I've also made the move to rework my closet and dresser contents. For awhile now I've been slowly migrating my these-don't-fit-right-now items to the corner of my closet. I think it's good to have them out of the daily rotation but I know it will be more exciting to pull them out of their cleanly packed bins and feel the victory of wearing things I love and will fit again.

I got two large bins that now hold everything that falls into the SMALLER category. Under the tape labels of the second bin are a second set of labels that say BIGGER. I'm excited to migrate clothes out of the SMALLER bin and rotate clothes into the BIGGER bin. And rip those SMALLER labels off.
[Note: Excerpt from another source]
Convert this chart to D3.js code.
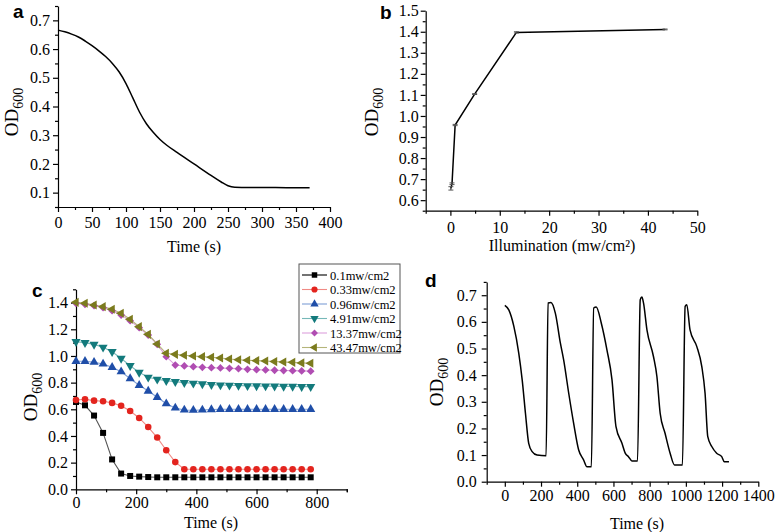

I won't make the mistake I did previously of getting rid of everything. I have been between a rock and a hard place as I have gained weight: I have little that fits and that I enjoy wearing and yet I do not want to buy things that will fit my body now. I don't want to buy things that have such large numbers on the tags. So no, I won't purge my whole wardrobe this time around. I will hold it as a reminder.  Just as the presence of too-small clothing in my closet drives me to feel ashamed, the presence of clothing that is too big will make me feel victorious.

I look forward to writing about the little victories and the big.

Friday, May 24, 2013

Well that took awhile...

Here we are, approaching Memorial Day weekend and I've had it. I am tired of feeling fat, holding my breath to tie my shoes, feeling my belly push my breasts up and make normal tops and necklines seem like after-hours-only clothes. I am tired of being winded walking up the stairs at work every morning. I am tired of my calves burning while I try to keep up with friends while simply walking through the skyway. I am done.

I am 4'11" tall. About 3 years ago I started on the South Beach diet and lost 51 pounds. I was in grad school, living in Philadelphia and working full time. I had a full, busy life and I still made those changes. I got down to 174 pounds and cried in relief. I was still very overweight for someone my height.

In my transition to living in Minnesota I lost my progress. The things that had worked weren't working anymore:
  • I didn't love my yoga classes anymore- In Philly I had been going 2-3 times a week and felt utter joy and resonating calm and determination. I felt motivated to keep coming back. I loved all of the teachers. In MN I struggled to find a studio that gave me those feelings. I still haven't and I have only recently come to realize I may need to find a new exercise-drug.
  • I was a dating maniac and my diet became less stable. 
  • The winters here are long and dark and cold. I just didn't want to do anything. 
  • I have struggled to make a new circle of friends. Having long-held, close ties with a large group in Philly meant always being able to fall into the net of finding a buddy and having a true choice about going solo for various activities. 
I stopped feeling motivated. I blamed my diet. I went to yoga less. I tried running (which I LOVE but is very hard to get going seriously in the winter!) I tried going gluten free (gained 20 pounds!). Slowly, all of my progress slipped off as I stopped holding onto it. I made poor food choices. I wasn't exercising.

So. Here I am. Again. Just about 10 pounds lighter than when I first embarked on my big weight loss journey. I am not fucking around. I am determined. I want to be able to run and jump and play. I want to be able to buy pants in a traditional size run.

I will post separately on my plans to shed the pounds. There are plans, for sure. And I am gonna kick this chubby machine into action. Checking in here will remind me to revel in the small victories as well as the bigger ones.